▶ Problem to work on
Copy out every record below exactly as written, but leave out any pictures.

▶ Data shown
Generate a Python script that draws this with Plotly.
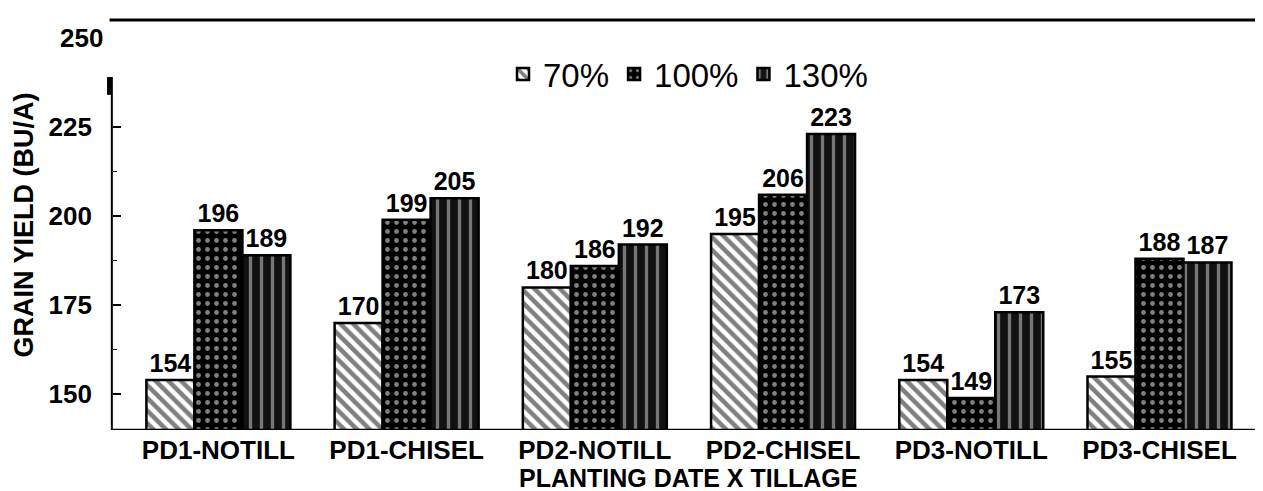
import plotly.graph_objects as go

categories = ["PD1-NOTILL", "PD1-CHISEL", "PD2-NOTILL", "PD2-CHISEL", "PD3-NOTILL", "PD3-CHISEL"]
series_names = ["70%", "100%", "130%"]
yield_70 = [154, 170, 180, 195, 154, 155]
yield_100 = [196, 199, 186, 206, 149, 188]
yield_130 = [189, 205, 192, 223, 173, 187]
y_ticks = [150, 175, 200, 225]
y_minor = [162.5, 187.5, 212.5]

FONT = "Liberation Sans, Arial, sans-serif"

patterns = [
    dict(shape="\\", bgcolor="white", fgcolor="black", size=9, solidity=0.5),
    dict(shape=".", bgcolor="black", fgcolor="white", size=9, solidity=0.22),
    dict(shape="|", bgcolor="#111111", fgcolor="#dddddd", size=11, solidity=0.3),
]

fig = go.Figure()
for name, vals, pat in zip(series_names, [yield_70, yield_100, yield_130], patterns):
    fig.add_trace(
        go.Bar(
            x=categories,
            y=vals,
            name=name,
            text=[str(v) for v in vals],
            textposition="outside",
            textfont=dict(family=FONT, size=25, color="black", weight="bold"),
            constraintext="none",
            cliponaxis=False,
            marker=dict(color="black", pattern=pat, line=dict(color="black", width=2.5)),
        )
    )

fig.update_layout(
    width=1263,
    height=491,
    margin=dict(l=105, r=8, t=12, b=69),
    paper_bgcolor="white",
    plot_bgcolor="white",
    barmode="group",
    bargap=0.235,
    bargroupgap=0,
    font=dict(family=FONT, color="black"),
    legend=dict(
        orientation="h",
        x=0.5,
        xanchor="center",
        y=0.868,
        yanchor="middle",
        font=dict(size=33, color="black"),
        itemwidth=30,
        bgcolor="rgba(0,0,0,0)",
    ),
    xaxis=dict(
        range=[-0.56, 5.55],
        automargin=False,
        showline=False,
        ticks="",
        ticklabelstandoff=2,
        tickfont=dict(size=26, weight="bold"),
        showgrid=False,
    ),
    yaxis=dict(
        range=[140, 255],
        automargin=False,
        tickvals=y_ticks,
        ticks="inside",
        ticklen=8,
        tickwidth=2,
        tickcolor="black",
        ticklabelstandoff=20,
        tickfont=dict(size=26, weight="bold"),
        minor=dict(tickvals=y_minor, ticks="inside", ticklen=4, tickcolor="black", tickwidth=1),
        showgrid=False,
        showline=False,
        zeroline=False,
        title=dict(text="GRAIN YIELD (BU/A)", font=dict(size=27, weight="bold"), standoff=7),
    ),
)

# frame pieces as drawn in the original scan
line = dict(color="black", width=3)
fig.add_shape(type="line", xref="paper", yref="paper", x0=-0.003, x1=1, y0=1, y1=1, line=line)
fig.add_shape(type="line", xref="paper", yref="paper", x0=1, x1=1, y0=0.01, y1=1, line=line)
fig.add_shape(type="line", xref="paper", yref="y", x0=0, x1=0.993, y0=140, y1=140,
              line=dict(color="black", width=2.5))
fig.add_shape(type="line", xref="paper", yref="y", x0=-0.001, x1=-0.001, y0=140, y1=239,
              line=dict(color="black", width=2))
fig.add_shape(type="line", xref="paper", yref="y", x0=-0.003, x1=-0.003, y0=234, y1=239,
              line=dict(color="black", width=5))

fig.add_annotation(
    x=0, xref="paper", xanchor="right", xshift=-8,
    y=250, yref="y", yanchor="middle",
    text="250", showarrow=False,
    font=dict(size=26, weight="bold", color="black"),
)

# x-axis title placed as an annotation so it sits close to the bottom edge like the scan
fig.add_annotation(
    x=0.5, xref="paper", xanchor="center",
    y=0, yref="paper", yanchor="bottom", yshift=-64,
    text="PLANTING DATE X TILLAGE", showarrow=False,
    font=dict(size=25, weight="bold", color="black"),
)

fig.write_html("out.html")
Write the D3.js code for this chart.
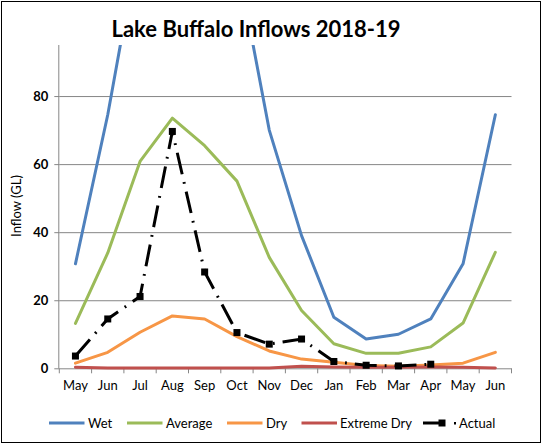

▶ Final answer
Generate a Python script that draws this with Plotly.
import plotly.graph_objects as go

categories = ["PD1-NOTILL", "PD1-CHISEL", "PD2-NOTILL", "PD2-CHISEL", "PD3-NOTILL", "PD3-CHISEL"]
series_names = ["70%", "100%", "130%"]
yield_70 = [154, 170, 180, 195, 154, 155]
yield_100 = [196, 199, 186, 206, 149, 188]
yield_130 = [189, 205, 192, 223, 173, 187]
y_ticks = [150, 175, 200, 225]
y_minor = [162.5, 187.5, 212.5]

FONT = "Liberation Sans, Arial, sans-serif"

patterns = [
    dict(shape="\\", bgcolor="white", fgcolor="black", size=9, solidity=0.5),
    dict(shape=".", bgcolor="black", fgcolor="white", size=9, solidity=0.22),
    dict(shape="|", bgcolor="#111111", fgcolor="#dddddd", size=11, solidity=0.3),
]

fig = go.Figure()
for name, vals, pat in zip(series_names, [yield_70, yield_100, yield_130], patterns):
    fig.add_trace(
        go.Bar(
            x=categories,
            y=vals,
            name=name,
            text=[str(v) for v in vals],
            textposition="outside",
            textfont=dict(family=FONT, size=25, color="black", weight="bold"),
            constraintext="none",
            cliponaxis=False,
            marker=dict(color="black", pattern=pat, line=dict(color="black", width=2.5)),
        )
    )

fig.update_layout(
    width=1263,
    height=491,
    margin=dict(l=105, r=8, t=12, b=69),
    paper_bgcolor="white",
    plot_bgcolor="white",
    barmode="group",
    bargap=0.235,
    bargroupgap=0,
    font=dict(family=FONT, color="black"),
    legend=dict(
        orientation="h",
        x=0.5,
        xanchor="center",
        y=0.868,
        yanchor="middle",
        font=dict(size=33, color="black"),
        itemwidth=30,
        bgcolor="rgba(0,0,0,0)",
    ),
    xaxis=dict(
        range=[-0.56, 5.55],
        automargin=False,
        showline=False,
        ticks="",
        ticklabelstandoff=2,
        tickfont=dict(size=26, weight="bold"),
        showgrid=False,
    ),
    yaxis=dict(
        range=[140, 255],
        automargin=False,
        tickvals=y_ticks,
        ticks="inside",
        ticklen=8,
        tickwidth=2,
        tickcolor="black",
        ticklabelstandoff=20,
        tickfont=dict(size=26, weight="bold"),
        minor=dict(tickvals=y_minor, ticks="inside", ticklen=4, tickcolor="black", tickwidth=1),
        showgrid=False,
        showline=False,
        zeroline=False,
        title=dict(text="GRAIN YIELD (BU/A)", font=dict(size=27, weight="bold"), standoff=7),
    ),
)

# frame pieces as drawn in the original scan
line = dict(color="black", width=3)
fig.add_shape(type="line", xref="paper", yref="paper", x0=-0.003, x1=1, y0=1, y1=1, line=line)
fig.add_shape(type="line", xref="paper", yref="paper", x0=1, x1=1, y0=0.01, y1=1, line=line)
fig.add_shape(type="line", xref="paper", yref="y", x0=0, x1=0.993, y0=140, y1=140,
              line=dict(color="black", width=2.5))
fig.add_shape(type="line", xref="paper", yref="y", x0=-0.001, x1=-0.001, y0=140, y1=239,
              line=dict(color="black", width=2))
fig.add_shape(type="line", xref="paper", yref="y", x0=-0.003, x1=-0.003, y0=234, y1=239,
              line=dict(color="black", width=5))

fig.add_annotation(
    x=0, xref="paper", xanchor="right", xshift=-8,
    y=250, yref="y", yanchor="middle",
    text="250", showarrow=False,
    font=dict(size=26, weight="bold", color="black"),
)

# x-axis title placed as an annotation so it sits close to the bottom edge like the scan
fig.add_annotation(
    x=0.5, xref="paper", xanchor="center",
    y=0, yref="paper", yanchor="bottom", yshift=-64,
    text="PLANTING DATE X TILLAGE", showarrow=False,
    font=dict(size=25, weight="bold", color="black"),
)

fig.write_html("out.html")
Write the D3.js code for this chart.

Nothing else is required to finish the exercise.